You have a lot of good things on the PDF, but some bad things too.
On your resume, the "technical skills" section is often a bad thing. At best it is mostly meaningless. At worst it is a terrible strike against you. There are people who cite many years with a technology that they only marginally used. Others use a product for years but only for the smallest tasks, never coming to an understanding of the technology. Still others use the technology only briefly, but deeply study the manuals and inner workings. CUT, and make sure the words are used next to the actual experience they go with. It looks like you already did this, such as putting "Unity 3D" and "C++ & SDL" in your projects.

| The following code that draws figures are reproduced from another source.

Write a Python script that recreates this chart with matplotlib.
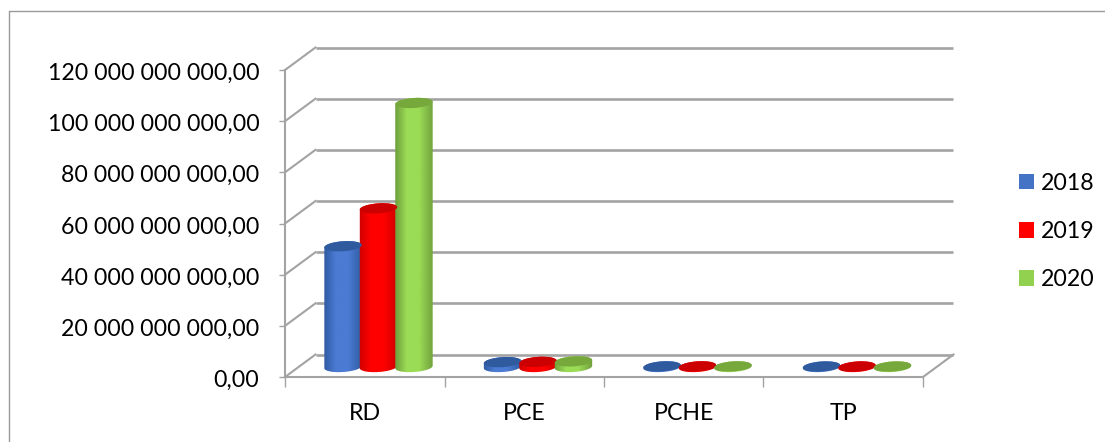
import matplotlib
matplotlib.use("Agg")
import matplotlib.pyplot as plt
import numpy as np
from matplotlib.colors import LinearSegmentedColormap
from matplotlib.lines import Line2D
from matplotlib.patches import Ellipse, Patch, PathPatch
from matplotlib.path import Path
from matplotlib.ticker import FuncFormatter
from matplotlib.transforms import Affine2D

categories = ["RD", "PCE", "PCHE", "TP"]
years = ["2018", "2019", "2020"]
values_2018 = [47.2e9, 1.9e9, 0.25e9, 0.2e9]
values_2019 = [62.0e9, 2.0e9, 0.25e9, 0.2e9]
values_2020 = [103.2e9, 2.2e9, 0.25e9, 0.2e9]
y_ticks = [0, 20e9, 40e9, 60e9, 80e9, 100e9, 120e9]

legend_colors = ["#4472c4", "#ff0000", "#92d050"]
edge_colors = ["#2f5ba3", "#d00000", "#6f9f3c"]
mid_colors = ["#4b7bd3", "#ff0000", "#9bdc56"]
cap_colors = ["#2f5a9e", "#cc0000", "#76a83c"]

GRAY = "#a3a3a3"
FONT = "Lato"
SIZE = 16.7

W, H = 1105, 442
fig = plt.figure(figsize=(W / 100, H / 100), dpi=100)
fig.patch.set_facecolor("white")

# Front plane of the 3-D box, placed in figure pixels
left, right, bottom, top = 285, 923, 377, 70
ax = fig.add_axes([left / W, 1 - bottom / H, (right - left) / W, (bottom - top) / H])
ax.set_facecolor("none")
ax.set_xlim(0, len(categories))
ax.set_ylim(0, 120e9)

# Depth of the box expressed in data units
units_x = len(categories) / (right - left)
units_y = 120e9 / (bottom - top)
depth_x = 30.5 * units_x
depth_y = 22.5 * units_y

# Back wall gridlines, side-wall diagonals and floor edge
for v in y_ticks:
    ax.plot([depth_x, len(categories) + depth_x], [v + depth_y] * 2, color=GRAY, lw=1.9,
            clip_on=False, zorder=1, solid_capstyle="butt")
    ax.plot([0, depth_x], [v, v + depth_y], color=GRAY, lw=1.5, clip_on=False, zorder=1)
ax.plot([len(categories), len(categories) + depth_x], [0, depth_y], color=GRAY, lw=1.5,
        clip_on=False, zorder=1)

for name in ("top", "right"):
    ax.spines[name].set_visible(False)
for name in ("left", "bottom"):
    ax.spines[name].set_color(GRAY)
    ax.spines[name].set_linewidth(1.5)

ax.set_yticks(y_ticks)
ax.yaxis.set_major_formatter(FuncFormatter(lambda v, _: f"{v:,.2f}".replace(",", " ").replace(".", ",")))
ax.set_xticks(np.arange(len(categories) + 1))
ax.set_xticklabels([])
ax.set_xticks(np.arange(len(categories)) + 0.5, minor=True)
ax.set_xticklabels(categories, minor=True)
ax.tick_params(axis="y", length=4.5, width=1, color=GRAY, labelsize=SIZE, pad=14)
ax.tick_params(axis="x", which="major", length=7, width=1, color=GRAY)
ax.tick_params(axis="x", which="minor", length=0, labelsize=SIZE, pad=19)
for label in ax.get_xticklabels(minor=True):
    label.set_fontfamily(FONT)
    label.set_color("black")
# Value labels sit slightly below their tick marks
for label in ax.get_yticklabels():
    label.set_fontfamily(FONT)
    label.set_color("black")
    label.set_transform(label.get_transform() + Affine2D().translate(0, -1.5))

fig.canvas.draw()

BAR_W = 36 * units_x
OFFSET_X = 13.75 * units_x
BASE_Y = 10 * units_y
ELL_W, ELL_H, TILT = 37.5, 10.0, 4.0


def cylinder(x, value, series):
    """Shaded cylinder with a tilted elliptical cap; ellipses are sized in pixels."""
    bx, by = ax.transData.transform((x, BASE_Y))
    tx, ty = ax.transData.transform((x, BASE_Y + value))
    tilt = Affine2D().scale(ELL_W / 2, ELL_H / 2).rotate_deg(TILT)
    t = np.linspace(np.pi, 2 * np.pi, 40)
    lower = tilt.transform(np.c_[np.cos(t), np.sin(t)]) + [bx, by]
    t = np.linspace(0, np.pi, 40)
    upper = tilt.transform(np.c_[np.cos(t), np.sin(t)]) + [tx, ty]
    outline = np.vstack([lower, upper, lower[:1]])
    body = PathPatch(Path(outline), transform=None, fc="none", ec="none")
    fig.add_artist(body)

    cmap = LinearSegmentedColormap.from_list(
        "shade",
        [(0, edge_colors[series]), (0.3, mid_colors[series]), (0.62, mid_colors[series]), (1, edge_colors[series])])
    shade = ax.imshow(np.linspace(0, 1, 64)[None, :], cmap=cmap, aspect="auto", zorder=3,
                      extent=[x - BAR_W * 0.53, x + BAR_W * 0.53, 0, 120e9], interpolation="bilinear")
    shade.set_clip_path(body)

    cap = Ellipse((0, 0), ELL_W, ELL_H, angle=TILT, fc=cap_colors[series], ec="none", zorder=3.1,
                  transform=Affine2D().translate(tx, ty))
    ax.add_artist(cap)
    cap.set_clip_on(False)


for s, series_values in enumerate([values_2018, values_2019, values_2020]):
    for c, val in enumerate(series_values):
        cylinder(c + 0.5 + OFFSET_X + (s - 1) * BAR_W * 0.985, val, s)

ax.set_xlim(0, len(categories))
ax.set_ylim(0, 120e9)

# Legend swatches on the right
handles = [Patch(fc=col, ec="none", label=y) for col, y in zip(legend_colors, years)]
leg = fig.legend(handles=handles, loc="center left", bbox_to_anchor=(1019 / W, 1 - 231.5 / H),
                 frameon=False, prop={"family": FONT, "size": SIZE}, handlelength=0.65, handleheight=0.65,
                 handletextpad=0.3, labelspacing=1.18, borderpad=0, borderaxespad=0)

# Thin outer chart frame, cut off by the picture edge
fig.add_artist(Line2D([9 / W, 9 / W, 1], [0, 1 - 10.5 / H, 1 - 10.5 / H], color="#9a9a9a", lw=1.0))

fig.savefig("out.png", dpi=100)
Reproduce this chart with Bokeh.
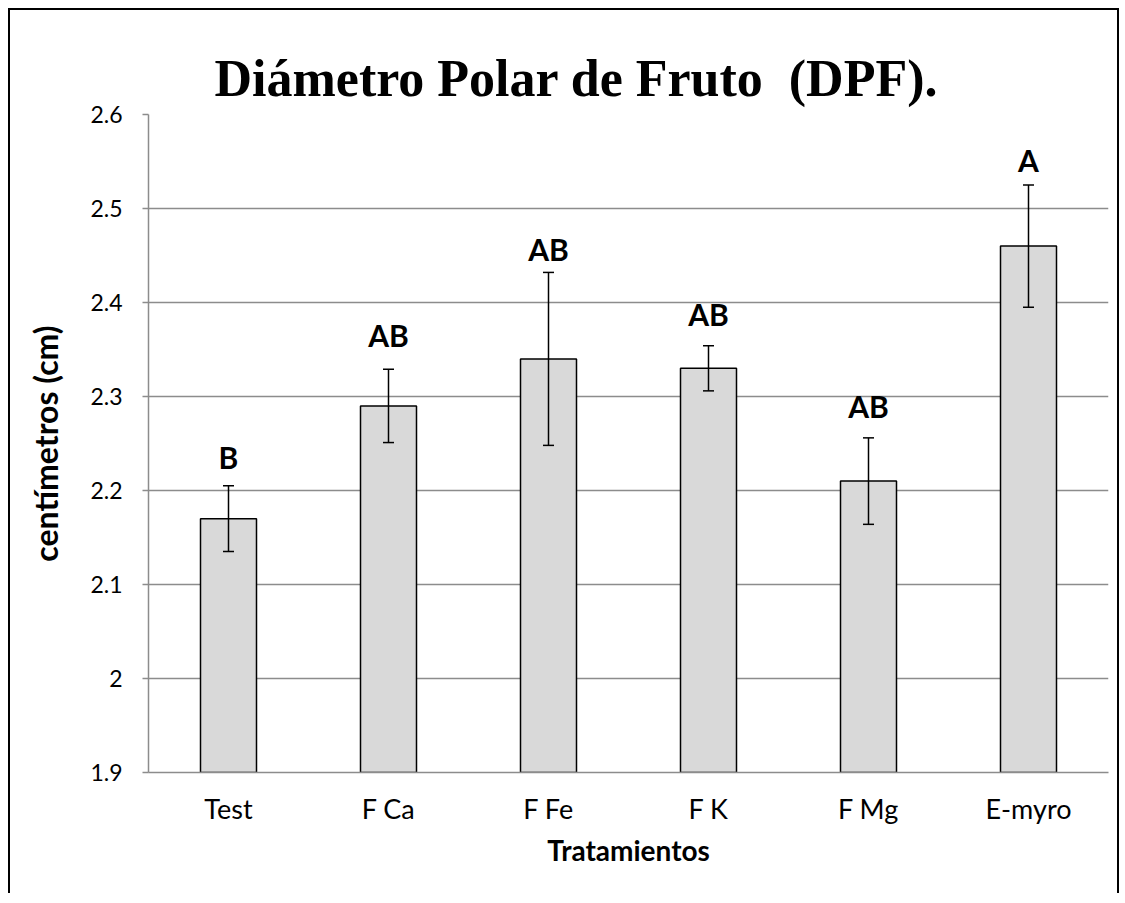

Sometimes it can make sense to include all those in a "keywords list" at the bottom of a resume, especially when it will be processed by automated HR software. That is fairly common among very experienced individuals with 3+ pages of projects. Not so common for a fresh college graduate.
Your education section looks odd. All you did was get a scholarship? You didn't do any interesting projects in school that you want to call out? You write that you were a group leader for several group projects which can be good, but did you actually do anything notable as that? If so, call it out yourself rather than waiting for the interviewer to do it. Peer tutor may be good, but you tutored them for what? Math tutor? English tutor? List some amazing projects you did, or subjects you did amazing at, not just "President's Letters" which mean nothing to me. That is a good start, but can be much better.
Your "Game Projects" section is extremely strong. You will be asked questions about the details, as was just done.
So my advice is to remove the Technical Skills sidebar, probably remove the About Me section, fix your margins to traditional sizes, then reorder the sections into Game Projects, Education, Work Experience. Expand with some actual projects and results for academic projects.